His announcement led to tributes not only from NBN chairman Dr Ziggy Switkowski, a former CEO of Telstra. Switkowski said: “The country has been fortunate to have Bill lead this extraordinary project. While we will be sorry to see him leave, Bill has built a resilient, performance-driven organisation which will build on his legacy.”
Australian prime minister Malcolm Turnbull, who heads the right-of-centre Liberal Party, said: “Bill Morrow has done an amazing job and I want to thank Bill. Bill stepped in, in fact I appointed him chief executive after we came into government in 2013. The National Broadband Network project was a complete train wreck from that we inherited from the Labor Party. It was really the biggest turnaround, I would think, in Australian corporate history.”

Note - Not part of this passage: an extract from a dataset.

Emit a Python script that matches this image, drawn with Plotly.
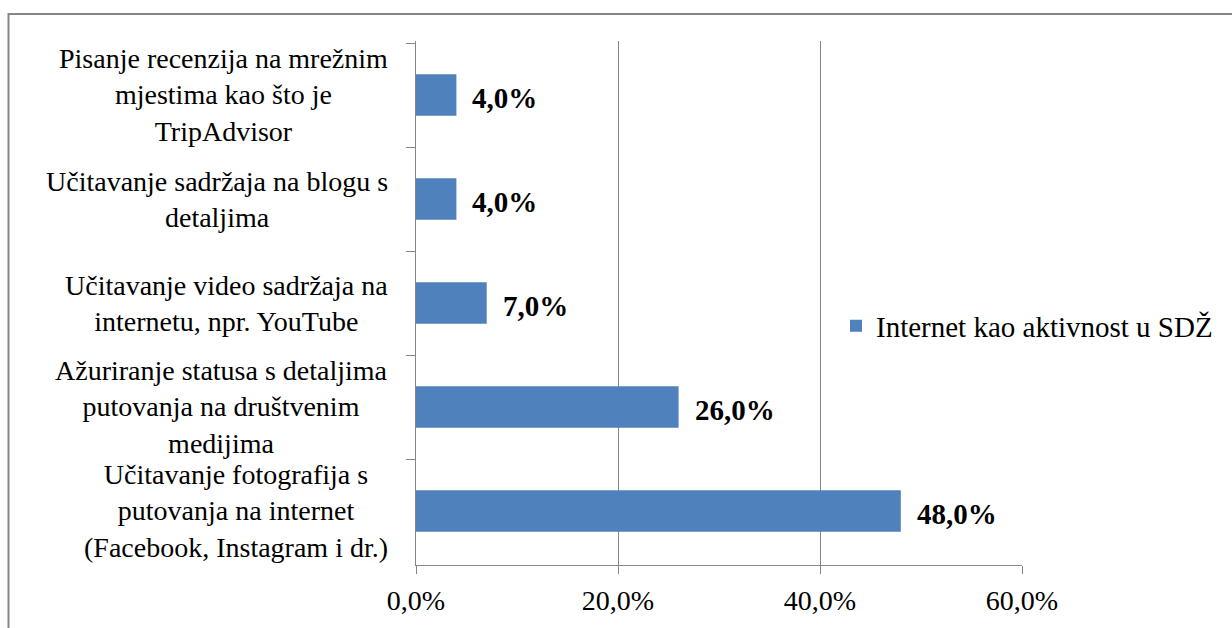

Turnbull added: “Bill is a great leader, he's turned the project around. It is now about two-thirds finished and it's well on track to be completed by 2020. It’s going to be finished in regional Australia first, by the way. It will be completed in regional Australia by the end of the year, or at least the fixed wireless rollout will be completed by then. I think the fixed-line deployments in regional centres will be done by then too.”
Other Australians were more critical of NBN’s record, though, pointing out that the ambitious fibre-to-the-home (FTTH) project conceived by the former Labor government was downgraded to a mixture of fibre with copper last-mile connections.
Paul Budde, a respected international telecoms consultant who operates from Australia, said that the original NBN plan was put together in 2007-09 by “400 people from the industry [who] were involved in the design of this new infrastructure. They included senior engineers of all the major telcos, as well as experts in e-health, education, smart grids and the digital economy.”
He added: “The project showed a vision of the telecoms and digital future for Australia and also took into account what our children and grandchildren would need.”
But Budde complained: “When the current government took over in 2013 and dramatically changed the NBN most of those involved in the original plan were disappointed and the new, downgraded version of the project was swiftly classified as a second-rate solution.”
He said that when Morrow took over as CEO of NBN, “he went into this situation with his eyes wide open. He then followed the political line that the government prescribed, rather than going for what would have been the best technical solution.”
He complained: “Five years later the project is riddled with technical and financial problems and is not delivering what the people expect of a modern digital infrastructure. It was disappointing to hear Bill downplaying these expectations on several occasions.”
Morrow had leading roles in Vodafone around the world for 11 years from 1995, and then later headed Vodafone Hutchison Australia for two years before moving to the NBN project.